Dat zeggen met zoveel woorden de ketenpartners LTO Nederland (boeren), FNLI (verwerkers, van Stegeman tot Unilever) en CBL (levensmiddelenhandel, van Spar tot Jumbo en Deli XL). Ze reageren op het oordeel van de Autoriteit Consument en Markt (ACM) over de verduurzamingsafspraken omtrent de Kip van Morgen. De Autoriteit, die belast is met het handhaven van de mededingingswet, oordeelde dat dat afspraken die de ketenpartners hebben gemaakt geen wettelijke basis hebben en moeten worden afgewezen.

Fundamenteel vraagstuk
In hun gezamenlijk persbericht zeggen de ketenpartners dat het oordeel van de ACM is gebaseerd op een analyse die een spaak in het wiel steekt van een belangrijk verduurzamingsinitiatief, waarmee de sector een antwoord beoogde te geven op urgente maatschappelijke vraagstukken omtrent dierenwelzijn en milieu. Bovendien zou het een rem zetten op andere en toekomstige verduurzamingsinitiatieven. Wanneer het mededingingsrecht verduurzaming frustreert, zeggen de partners, dan "staan de Nederlandse en de Europese overheden en politici voor een fundamenteel vraagstuk: timmeren we alles vast in onwerkbare wetgeving, wachten we nog jaren af totdat alle consumenten om duurzaamheid vragen, of bieden we het bedrijfsleven samen met maatschappelijke organisaties de ruimte om verduurzaming stapsgewijs, gezamenlijk en in ketenverband op te pakken?"

Wegnemen first mover disadvantage
In de voedingsmiddelenketen wordt gewerkt aan verduurzaming van grondstof- en productstromen. De ketenpartners achten een ketenaanpak "van boer tot bord ' cruciaal om steeds duurzamer te kunnen produceren en distribueren. "Hiertoe is een veelheid van instrumenten nuttig, en dient het volledige spectrum tussen wetgeving enerzijds en individuele zelfregulering anderzijds benut te worden. Dit stelt ook de WRR in het onlangs gepubliceerde advies Naar een Voedselbeleid. Collectieve, pre-competitieve afspraken om productaanbod stapsgewijs te verduurzamen, zijn nodig om de markt in beweging te krijgen, en het first mover disadvantage weg te nemen," zegt het persbericht.

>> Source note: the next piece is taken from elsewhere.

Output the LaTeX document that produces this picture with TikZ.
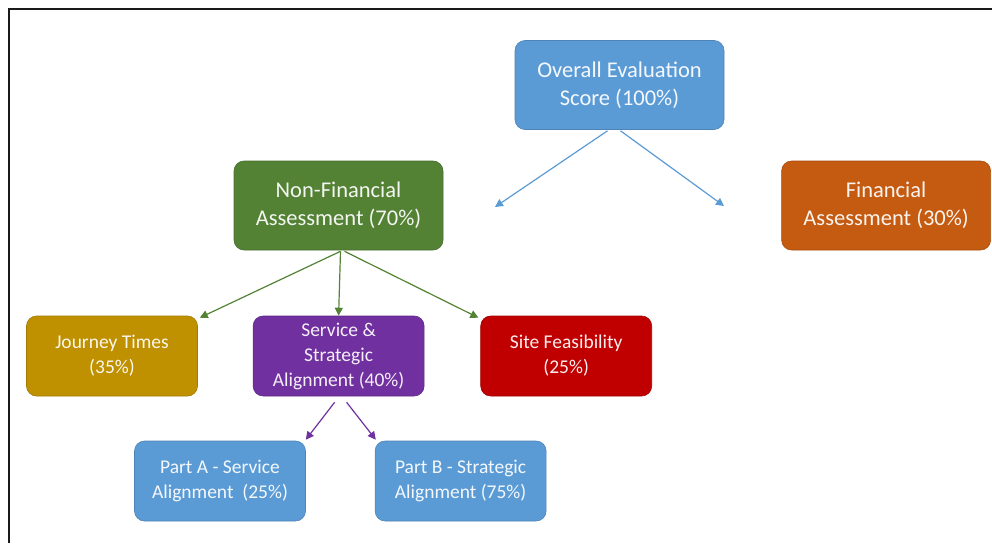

'Openingssalvo' voor een maatschappelijke discussie
De ketenpartners laten nauwelijks verhuld weten geen betrouwbare partner te zien in de manier waarop overheid en wetshandhaver ACM met verduurzaming omgaan. Ze vragen daarom om een brede openbare discussie. Het persbericht formuleert dat als volgt: "De Nederlandse overheid en de Tweede Kamer moedigen dit soort afspraken actief aan, middels publiek-private samenwerkingsverbanden zoals de Alliantie Verduurzaming Voedsel en het Initiatief Duurzame Handel. De overheid zegt daarbij de ambitie te hebben te voorkomen dat de Mededingingswet waardevolle verduurzamingsinitiatieven blokkeert. Maar wat ontbreekt is een helder, gedegen en wetenschappelijk verantwoord methodologisch kader om verduurzamingsinitiatieven te toetsen op mededingingsrechtelijke aspecten. CBL, LTO en FNLI hebben dan ook fikse methodologische bezwaren tegen de analyse van de ACM.

De analyse van de Kip van Morgen is het openingssalvo voor een politieke en maatschappelijke discussie over de kaders waarbinnen het bedrijfsleven verwacht wordt verduurzaming effectief te versnellen. Het bedrijfsleven kan dit alleen met een overheid als constructieve en consequente partner waarvan het ene deel van de overheid, het andere deel niet tegenwerkt."